EXERCISE DIRECTIONS -> Quote, line for line, the entries from the first through the one containing "const rightTicks = [0, 5000, 10000, 15000, 20000, 25000];". Pictures are left out.

═════ DATA FOR PROCESSING ═════

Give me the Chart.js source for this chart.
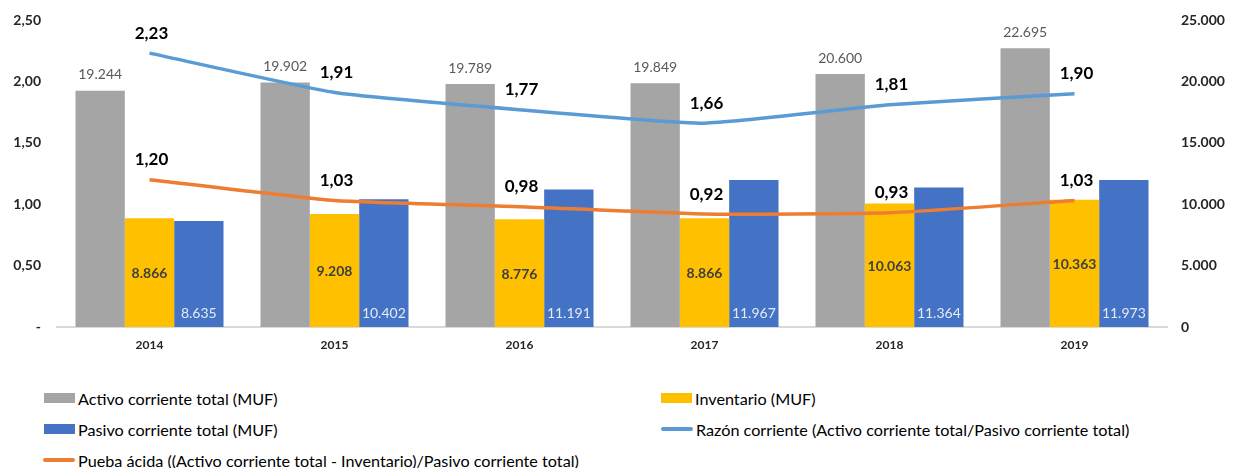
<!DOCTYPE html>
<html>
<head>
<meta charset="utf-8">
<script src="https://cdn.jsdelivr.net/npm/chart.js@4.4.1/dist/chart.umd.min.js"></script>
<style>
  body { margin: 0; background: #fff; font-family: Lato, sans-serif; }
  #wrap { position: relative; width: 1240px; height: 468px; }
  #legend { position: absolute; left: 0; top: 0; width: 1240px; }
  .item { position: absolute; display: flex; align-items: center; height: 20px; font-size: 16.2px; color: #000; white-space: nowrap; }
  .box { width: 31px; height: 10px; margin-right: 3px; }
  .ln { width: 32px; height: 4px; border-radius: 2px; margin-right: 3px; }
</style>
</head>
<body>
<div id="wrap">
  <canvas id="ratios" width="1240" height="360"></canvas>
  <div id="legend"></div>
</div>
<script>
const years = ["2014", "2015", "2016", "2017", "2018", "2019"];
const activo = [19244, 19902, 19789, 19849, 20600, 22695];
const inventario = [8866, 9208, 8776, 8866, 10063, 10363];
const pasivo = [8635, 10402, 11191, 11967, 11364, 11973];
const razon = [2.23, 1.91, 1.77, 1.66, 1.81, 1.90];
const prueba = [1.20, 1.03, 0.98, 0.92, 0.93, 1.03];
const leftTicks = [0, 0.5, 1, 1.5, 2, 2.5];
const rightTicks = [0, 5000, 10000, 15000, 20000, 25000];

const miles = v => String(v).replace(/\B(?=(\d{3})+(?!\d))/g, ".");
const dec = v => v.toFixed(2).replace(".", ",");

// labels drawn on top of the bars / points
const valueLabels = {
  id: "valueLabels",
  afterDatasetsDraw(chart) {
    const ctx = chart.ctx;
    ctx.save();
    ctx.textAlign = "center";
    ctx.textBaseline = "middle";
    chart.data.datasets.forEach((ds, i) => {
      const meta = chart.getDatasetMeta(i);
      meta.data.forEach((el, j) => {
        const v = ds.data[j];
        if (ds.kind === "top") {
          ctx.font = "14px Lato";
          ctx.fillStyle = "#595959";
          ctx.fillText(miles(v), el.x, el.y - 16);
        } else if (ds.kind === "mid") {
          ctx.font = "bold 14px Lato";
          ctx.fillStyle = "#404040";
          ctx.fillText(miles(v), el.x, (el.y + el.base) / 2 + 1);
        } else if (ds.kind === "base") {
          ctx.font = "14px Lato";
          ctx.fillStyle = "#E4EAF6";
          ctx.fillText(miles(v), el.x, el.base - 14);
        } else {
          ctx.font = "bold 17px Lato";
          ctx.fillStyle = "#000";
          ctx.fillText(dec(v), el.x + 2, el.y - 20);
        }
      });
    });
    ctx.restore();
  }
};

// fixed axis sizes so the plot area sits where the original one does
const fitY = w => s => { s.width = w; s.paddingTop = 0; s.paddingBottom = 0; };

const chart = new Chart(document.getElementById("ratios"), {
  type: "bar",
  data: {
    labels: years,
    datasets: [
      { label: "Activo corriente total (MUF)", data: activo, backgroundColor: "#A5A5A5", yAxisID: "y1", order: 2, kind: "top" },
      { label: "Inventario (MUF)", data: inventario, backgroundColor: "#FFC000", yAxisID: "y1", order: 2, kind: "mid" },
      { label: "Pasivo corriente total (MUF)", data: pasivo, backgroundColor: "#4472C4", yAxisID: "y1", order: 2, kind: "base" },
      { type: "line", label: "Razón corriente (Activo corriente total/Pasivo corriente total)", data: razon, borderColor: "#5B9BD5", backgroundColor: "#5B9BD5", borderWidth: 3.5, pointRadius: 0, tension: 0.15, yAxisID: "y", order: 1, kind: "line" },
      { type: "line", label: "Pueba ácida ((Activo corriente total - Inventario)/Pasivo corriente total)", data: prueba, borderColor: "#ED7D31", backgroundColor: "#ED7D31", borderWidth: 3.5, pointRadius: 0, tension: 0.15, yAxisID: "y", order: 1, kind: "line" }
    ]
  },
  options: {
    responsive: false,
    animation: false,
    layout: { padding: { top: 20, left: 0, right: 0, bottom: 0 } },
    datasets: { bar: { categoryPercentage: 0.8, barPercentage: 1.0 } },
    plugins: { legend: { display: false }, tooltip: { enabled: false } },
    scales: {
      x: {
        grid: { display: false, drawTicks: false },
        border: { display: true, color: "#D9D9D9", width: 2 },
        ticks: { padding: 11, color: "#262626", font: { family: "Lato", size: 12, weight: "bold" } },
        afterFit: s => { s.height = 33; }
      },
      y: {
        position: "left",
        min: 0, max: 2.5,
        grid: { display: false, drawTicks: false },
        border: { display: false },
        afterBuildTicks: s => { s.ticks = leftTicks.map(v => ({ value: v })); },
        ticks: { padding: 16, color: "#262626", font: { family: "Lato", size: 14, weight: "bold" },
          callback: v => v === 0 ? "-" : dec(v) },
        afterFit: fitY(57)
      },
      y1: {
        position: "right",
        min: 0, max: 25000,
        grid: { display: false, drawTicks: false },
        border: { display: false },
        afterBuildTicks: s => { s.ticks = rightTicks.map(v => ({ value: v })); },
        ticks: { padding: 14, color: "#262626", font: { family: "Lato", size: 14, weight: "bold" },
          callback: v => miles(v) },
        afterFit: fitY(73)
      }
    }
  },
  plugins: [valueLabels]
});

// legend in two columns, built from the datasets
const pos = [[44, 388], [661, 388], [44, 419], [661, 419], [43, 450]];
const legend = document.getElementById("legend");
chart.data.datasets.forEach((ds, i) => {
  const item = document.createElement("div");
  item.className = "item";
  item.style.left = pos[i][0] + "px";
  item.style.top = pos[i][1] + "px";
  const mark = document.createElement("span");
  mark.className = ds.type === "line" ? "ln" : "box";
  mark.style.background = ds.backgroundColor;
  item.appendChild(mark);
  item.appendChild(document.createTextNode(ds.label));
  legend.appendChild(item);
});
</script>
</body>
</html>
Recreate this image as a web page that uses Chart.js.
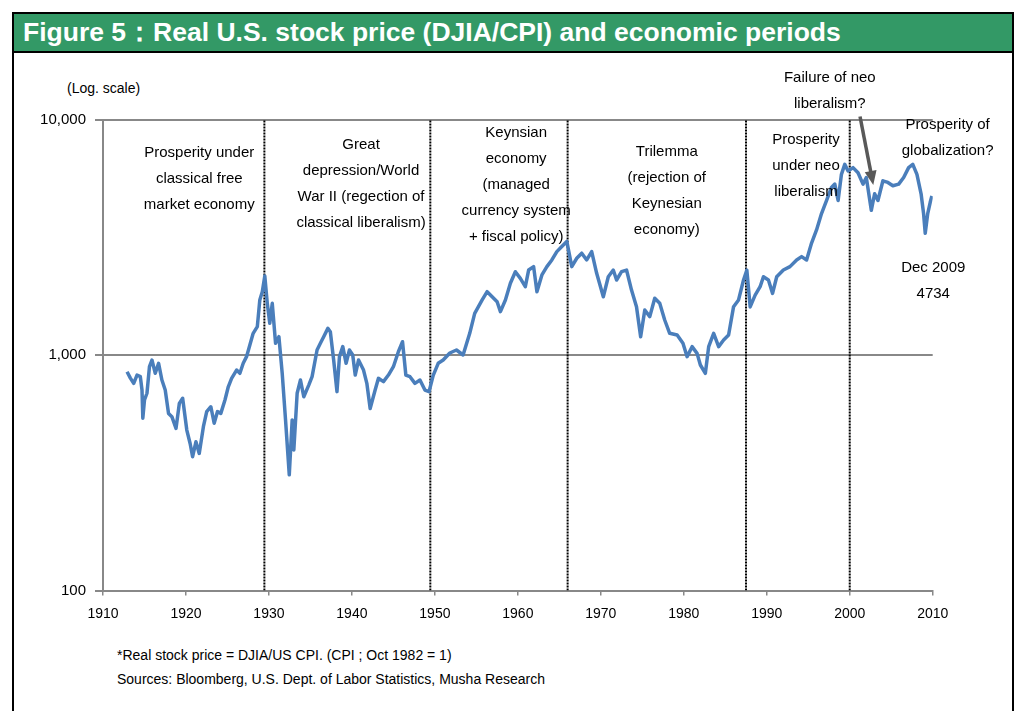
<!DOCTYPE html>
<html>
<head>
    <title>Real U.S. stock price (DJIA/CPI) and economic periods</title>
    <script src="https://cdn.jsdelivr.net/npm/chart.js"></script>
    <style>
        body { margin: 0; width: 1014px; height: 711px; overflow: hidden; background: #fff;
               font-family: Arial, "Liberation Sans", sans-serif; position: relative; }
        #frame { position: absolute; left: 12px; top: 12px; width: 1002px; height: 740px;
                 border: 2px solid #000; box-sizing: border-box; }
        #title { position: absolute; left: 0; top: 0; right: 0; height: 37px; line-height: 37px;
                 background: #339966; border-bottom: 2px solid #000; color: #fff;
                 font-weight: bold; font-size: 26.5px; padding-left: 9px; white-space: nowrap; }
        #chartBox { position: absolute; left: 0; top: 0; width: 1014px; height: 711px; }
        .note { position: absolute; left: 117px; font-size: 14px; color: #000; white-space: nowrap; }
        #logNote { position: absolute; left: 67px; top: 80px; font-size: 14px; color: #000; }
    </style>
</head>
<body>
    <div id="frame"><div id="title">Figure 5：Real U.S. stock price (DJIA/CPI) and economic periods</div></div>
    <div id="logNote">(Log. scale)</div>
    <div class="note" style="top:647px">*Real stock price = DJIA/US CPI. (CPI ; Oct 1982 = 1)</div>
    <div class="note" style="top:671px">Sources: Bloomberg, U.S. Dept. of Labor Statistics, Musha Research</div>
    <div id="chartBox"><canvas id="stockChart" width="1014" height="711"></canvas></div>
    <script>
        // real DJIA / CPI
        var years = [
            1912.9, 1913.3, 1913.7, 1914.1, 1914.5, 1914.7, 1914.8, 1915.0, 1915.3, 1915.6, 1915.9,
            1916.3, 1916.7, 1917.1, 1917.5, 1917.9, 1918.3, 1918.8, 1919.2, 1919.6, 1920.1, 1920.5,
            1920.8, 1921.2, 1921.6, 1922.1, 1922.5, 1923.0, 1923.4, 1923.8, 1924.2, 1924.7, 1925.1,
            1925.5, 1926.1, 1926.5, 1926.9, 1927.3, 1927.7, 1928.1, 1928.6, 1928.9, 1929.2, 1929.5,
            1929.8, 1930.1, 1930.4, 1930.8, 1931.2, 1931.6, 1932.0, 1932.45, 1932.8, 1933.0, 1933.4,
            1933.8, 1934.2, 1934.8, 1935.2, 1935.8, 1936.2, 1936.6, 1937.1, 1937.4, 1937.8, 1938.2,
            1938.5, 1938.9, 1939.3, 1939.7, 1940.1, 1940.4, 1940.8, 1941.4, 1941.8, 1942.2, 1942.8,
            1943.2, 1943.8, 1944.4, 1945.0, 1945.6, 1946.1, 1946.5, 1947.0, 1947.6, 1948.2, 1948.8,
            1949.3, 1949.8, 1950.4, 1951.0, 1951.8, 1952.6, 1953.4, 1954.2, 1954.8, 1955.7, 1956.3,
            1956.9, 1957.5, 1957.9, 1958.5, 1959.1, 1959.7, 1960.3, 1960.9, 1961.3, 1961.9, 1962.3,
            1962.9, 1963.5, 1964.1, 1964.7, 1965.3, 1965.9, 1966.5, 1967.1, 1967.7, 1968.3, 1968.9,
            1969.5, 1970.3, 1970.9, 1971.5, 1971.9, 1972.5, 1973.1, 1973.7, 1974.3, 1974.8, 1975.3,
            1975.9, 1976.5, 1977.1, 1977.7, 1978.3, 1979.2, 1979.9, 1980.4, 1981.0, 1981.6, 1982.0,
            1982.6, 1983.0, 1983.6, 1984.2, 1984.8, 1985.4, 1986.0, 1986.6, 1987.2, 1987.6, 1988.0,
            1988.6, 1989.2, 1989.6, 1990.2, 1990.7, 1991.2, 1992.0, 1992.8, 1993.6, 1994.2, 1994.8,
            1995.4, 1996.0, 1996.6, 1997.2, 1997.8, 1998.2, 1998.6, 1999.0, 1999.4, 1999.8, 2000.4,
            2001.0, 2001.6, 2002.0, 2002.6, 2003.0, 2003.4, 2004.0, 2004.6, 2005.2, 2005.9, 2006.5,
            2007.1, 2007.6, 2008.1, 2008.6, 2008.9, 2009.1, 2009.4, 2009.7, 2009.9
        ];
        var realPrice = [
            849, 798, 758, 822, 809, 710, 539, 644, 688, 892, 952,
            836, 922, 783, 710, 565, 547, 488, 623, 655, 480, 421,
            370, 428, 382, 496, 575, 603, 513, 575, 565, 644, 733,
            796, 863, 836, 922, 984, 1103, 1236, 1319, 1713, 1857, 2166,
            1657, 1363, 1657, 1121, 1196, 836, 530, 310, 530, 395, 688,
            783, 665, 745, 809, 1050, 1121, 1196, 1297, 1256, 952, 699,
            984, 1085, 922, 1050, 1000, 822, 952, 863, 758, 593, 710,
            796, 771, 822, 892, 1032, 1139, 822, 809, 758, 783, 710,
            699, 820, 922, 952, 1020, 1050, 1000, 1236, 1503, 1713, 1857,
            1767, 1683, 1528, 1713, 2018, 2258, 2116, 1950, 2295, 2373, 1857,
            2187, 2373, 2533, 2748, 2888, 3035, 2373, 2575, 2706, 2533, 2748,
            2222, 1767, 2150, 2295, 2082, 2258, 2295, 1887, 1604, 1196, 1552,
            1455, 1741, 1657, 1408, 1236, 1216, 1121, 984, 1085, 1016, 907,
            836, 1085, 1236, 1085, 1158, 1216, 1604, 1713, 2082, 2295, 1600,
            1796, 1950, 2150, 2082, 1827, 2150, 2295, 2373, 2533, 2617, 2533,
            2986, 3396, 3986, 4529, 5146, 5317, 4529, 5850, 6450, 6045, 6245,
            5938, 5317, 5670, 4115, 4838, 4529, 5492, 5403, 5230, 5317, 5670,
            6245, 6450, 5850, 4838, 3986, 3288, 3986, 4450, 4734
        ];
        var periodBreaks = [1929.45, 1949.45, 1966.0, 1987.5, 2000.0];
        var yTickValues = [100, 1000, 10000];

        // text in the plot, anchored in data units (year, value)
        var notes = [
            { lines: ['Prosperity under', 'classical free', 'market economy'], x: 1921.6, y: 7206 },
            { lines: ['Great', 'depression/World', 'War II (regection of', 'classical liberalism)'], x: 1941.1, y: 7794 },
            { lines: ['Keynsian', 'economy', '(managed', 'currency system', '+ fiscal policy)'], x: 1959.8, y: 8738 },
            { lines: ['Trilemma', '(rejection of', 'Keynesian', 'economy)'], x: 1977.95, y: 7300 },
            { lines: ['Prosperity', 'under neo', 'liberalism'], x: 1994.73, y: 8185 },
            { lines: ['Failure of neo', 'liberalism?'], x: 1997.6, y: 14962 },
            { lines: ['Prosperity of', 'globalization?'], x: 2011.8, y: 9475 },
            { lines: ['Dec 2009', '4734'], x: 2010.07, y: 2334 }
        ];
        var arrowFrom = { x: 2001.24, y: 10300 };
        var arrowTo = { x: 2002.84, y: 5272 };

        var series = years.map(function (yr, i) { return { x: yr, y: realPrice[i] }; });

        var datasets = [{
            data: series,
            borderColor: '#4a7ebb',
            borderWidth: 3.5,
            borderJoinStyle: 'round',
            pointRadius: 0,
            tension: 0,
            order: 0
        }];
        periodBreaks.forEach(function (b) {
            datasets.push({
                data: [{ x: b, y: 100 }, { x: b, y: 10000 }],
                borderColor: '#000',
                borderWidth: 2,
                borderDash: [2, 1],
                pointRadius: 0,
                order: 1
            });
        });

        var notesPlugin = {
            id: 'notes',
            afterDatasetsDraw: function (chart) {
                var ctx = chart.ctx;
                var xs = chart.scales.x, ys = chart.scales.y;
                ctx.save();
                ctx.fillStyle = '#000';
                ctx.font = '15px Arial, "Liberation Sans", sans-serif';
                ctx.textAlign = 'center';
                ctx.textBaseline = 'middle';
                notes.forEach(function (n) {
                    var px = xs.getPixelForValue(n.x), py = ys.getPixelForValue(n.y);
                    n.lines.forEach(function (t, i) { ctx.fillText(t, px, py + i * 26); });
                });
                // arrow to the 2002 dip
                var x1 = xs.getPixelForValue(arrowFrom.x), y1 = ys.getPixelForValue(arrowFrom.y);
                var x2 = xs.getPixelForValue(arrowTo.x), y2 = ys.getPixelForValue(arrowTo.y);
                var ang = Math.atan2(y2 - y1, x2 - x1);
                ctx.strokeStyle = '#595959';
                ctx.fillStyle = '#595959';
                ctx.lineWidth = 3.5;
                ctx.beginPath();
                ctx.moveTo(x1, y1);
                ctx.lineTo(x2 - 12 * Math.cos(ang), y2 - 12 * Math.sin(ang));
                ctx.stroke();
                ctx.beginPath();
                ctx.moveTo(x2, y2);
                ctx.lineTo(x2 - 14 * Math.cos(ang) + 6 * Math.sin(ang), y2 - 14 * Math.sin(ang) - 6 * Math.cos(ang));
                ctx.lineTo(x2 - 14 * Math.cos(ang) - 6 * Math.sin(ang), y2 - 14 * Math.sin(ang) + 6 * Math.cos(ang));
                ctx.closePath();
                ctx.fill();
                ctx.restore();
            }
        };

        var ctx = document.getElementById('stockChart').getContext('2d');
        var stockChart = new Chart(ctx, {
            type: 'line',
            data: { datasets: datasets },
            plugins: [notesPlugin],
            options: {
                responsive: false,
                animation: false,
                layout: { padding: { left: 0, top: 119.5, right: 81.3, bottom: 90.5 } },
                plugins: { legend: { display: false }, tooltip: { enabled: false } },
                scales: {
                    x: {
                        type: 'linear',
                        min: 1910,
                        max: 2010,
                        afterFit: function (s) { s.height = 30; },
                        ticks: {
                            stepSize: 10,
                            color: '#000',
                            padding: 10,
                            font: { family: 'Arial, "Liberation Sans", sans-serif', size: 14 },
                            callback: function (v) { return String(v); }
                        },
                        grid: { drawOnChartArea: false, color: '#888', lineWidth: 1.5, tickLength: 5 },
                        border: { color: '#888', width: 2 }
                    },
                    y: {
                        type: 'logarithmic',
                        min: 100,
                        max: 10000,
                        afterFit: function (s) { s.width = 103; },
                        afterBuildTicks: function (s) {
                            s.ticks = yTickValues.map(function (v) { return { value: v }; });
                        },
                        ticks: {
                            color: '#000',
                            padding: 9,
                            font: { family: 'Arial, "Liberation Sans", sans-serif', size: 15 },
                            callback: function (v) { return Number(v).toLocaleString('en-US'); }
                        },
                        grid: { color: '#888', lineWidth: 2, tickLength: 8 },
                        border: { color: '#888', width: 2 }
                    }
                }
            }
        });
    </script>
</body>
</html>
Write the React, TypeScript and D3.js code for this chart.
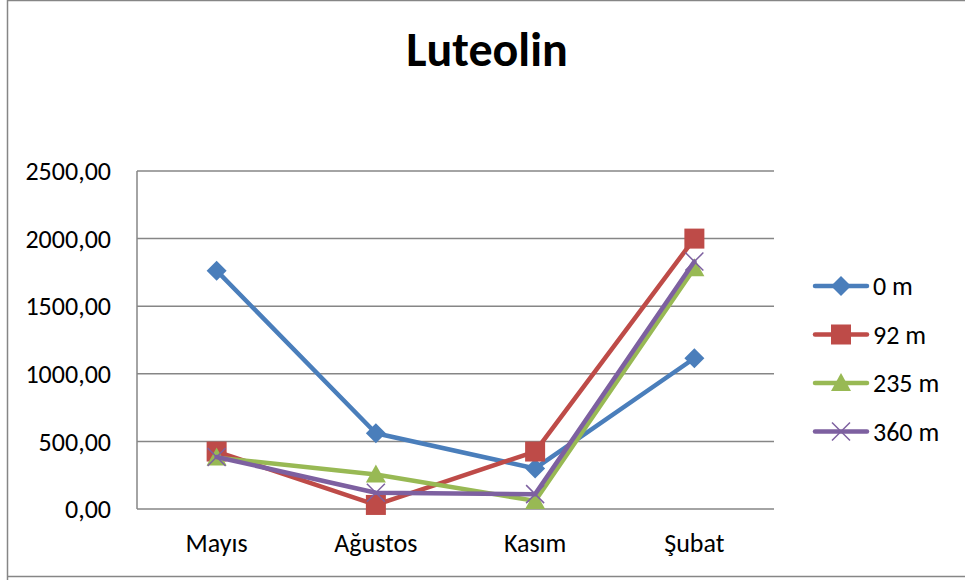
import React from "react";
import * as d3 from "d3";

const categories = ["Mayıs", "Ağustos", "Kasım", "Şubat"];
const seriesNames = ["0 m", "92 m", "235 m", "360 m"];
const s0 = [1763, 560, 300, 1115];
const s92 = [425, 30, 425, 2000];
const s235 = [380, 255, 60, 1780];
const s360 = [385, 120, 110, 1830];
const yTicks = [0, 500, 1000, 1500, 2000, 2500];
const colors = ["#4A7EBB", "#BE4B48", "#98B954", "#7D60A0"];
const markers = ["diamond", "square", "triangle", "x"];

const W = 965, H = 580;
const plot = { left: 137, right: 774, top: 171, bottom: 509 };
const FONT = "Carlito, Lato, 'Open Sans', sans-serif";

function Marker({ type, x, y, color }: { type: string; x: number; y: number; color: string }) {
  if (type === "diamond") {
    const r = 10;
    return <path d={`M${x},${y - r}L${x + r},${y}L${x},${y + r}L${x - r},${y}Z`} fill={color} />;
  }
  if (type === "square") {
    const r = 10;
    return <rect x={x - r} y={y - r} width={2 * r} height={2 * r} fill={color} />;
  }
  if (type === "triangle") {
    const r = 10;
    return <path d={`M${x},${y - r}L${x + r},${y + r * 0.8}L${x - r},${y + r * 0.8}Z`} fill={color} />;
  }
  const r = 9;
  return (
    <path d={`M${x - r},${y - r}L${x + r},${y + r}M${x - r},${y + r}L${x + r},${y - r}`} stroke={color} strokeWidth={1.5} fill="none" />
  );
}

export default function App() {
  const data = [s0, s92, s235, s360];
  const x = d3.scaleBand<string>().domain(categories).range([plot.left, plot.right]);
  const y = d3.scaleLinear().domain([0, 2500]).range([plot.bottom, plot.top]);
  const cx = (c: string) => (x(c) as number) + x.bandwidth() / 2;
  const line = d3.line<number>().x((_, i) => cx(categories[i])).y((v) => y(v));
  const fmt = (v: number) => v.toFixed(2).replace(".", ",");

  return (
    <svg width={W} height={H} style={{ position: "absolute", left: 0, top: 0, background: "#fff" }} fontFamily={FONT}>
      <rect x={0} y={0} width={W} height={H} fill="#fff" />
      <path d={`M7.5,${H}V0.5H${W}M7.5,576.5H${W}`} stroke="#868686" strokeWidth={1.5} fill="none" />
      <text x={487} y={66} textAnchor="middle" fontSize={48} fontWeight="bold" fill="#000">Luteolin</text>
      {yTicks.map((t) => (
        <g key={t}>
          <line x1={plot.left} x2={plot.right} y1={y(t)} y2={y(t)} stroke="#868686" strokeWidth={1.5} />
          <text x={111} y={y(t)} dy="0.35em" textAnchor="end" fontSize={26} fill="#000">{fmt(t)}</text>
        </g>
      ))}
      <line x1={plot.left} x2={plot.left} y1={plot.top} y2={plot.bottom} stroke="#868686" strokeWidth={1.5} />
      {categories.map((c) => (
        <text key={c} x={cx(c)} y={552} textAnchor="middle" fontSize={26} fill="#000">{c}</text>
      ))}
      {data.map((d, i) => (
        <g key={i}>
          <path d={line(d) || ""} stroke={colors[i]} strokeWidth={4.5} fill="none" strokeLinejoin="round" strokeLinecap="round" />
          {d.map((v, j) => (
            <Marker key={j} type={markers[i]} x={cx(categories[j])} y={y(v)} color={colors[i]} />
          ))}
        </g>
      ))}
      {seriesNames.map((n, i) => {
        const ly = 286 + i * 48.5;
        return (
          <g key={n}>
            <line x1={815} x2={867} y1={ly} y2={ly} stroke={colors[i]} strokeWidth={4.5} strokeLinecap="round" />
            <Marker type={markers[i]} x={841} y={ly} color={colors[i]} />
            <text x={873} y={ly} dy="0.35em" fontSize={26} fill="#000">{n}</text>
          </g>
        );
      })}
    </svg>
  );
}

═════

EXPECTED ANSWER ->
Give me the Chart.js source for this chart.
<!DOCTYPE html>
<html>
<head>
<meta charset="utf-8">
<script src="https://cdn.jsdelivr.net/npm/chart.js@4.4.1/dist/chart.umd.min.js"></script>
<style>
  body { margin: 0; background: #fff; font-family: Lato, sans-serif; }
  #wrap { position: relative; width: 1240px; height: 468px; }
  #legend { position: absolute; left: 0; top: 0; width: 1240px; }
  .item { position: absolute; display: flex; align-items: center; height: 20px; font-size: 16.2px; color: #000; white-space: nowrap; }
  .box { width: 31px; height: 10px; margin-right: 3px; }
  .ln { width: 32px; height: 4px; border-radius: 2px; margin-right: 3px; }
</style>
</head>
<body>
<div id="wrap">
  <canvas id="ratios" width="1240" height="360"></canvas>
  <div id="legend"></div>
</div>
<script>
const years = ["2014", "2015", "2016", "2017", "2018", "2019"];
const activo = [19244, 19902, 19789, 19849, 20600, 22695];
const inventario = [8866, 9208, 8776, 8866, 10063, 10363];
const pasivo = [8635, 10402, 11191, 11967, 11364, 11973];
const razon = [2.23, 1.91, 1.77, 1.66, 1.81, 1.90];
const prueba = [1.20, 1.03, 0.98, 0.92, 0.93, 1.03];
const leftTicks = [0, 0.5, 1, 1.5, 2, 2.5];
const rightTicks = [0, 5000, 10000, 15000, 20000, 25000];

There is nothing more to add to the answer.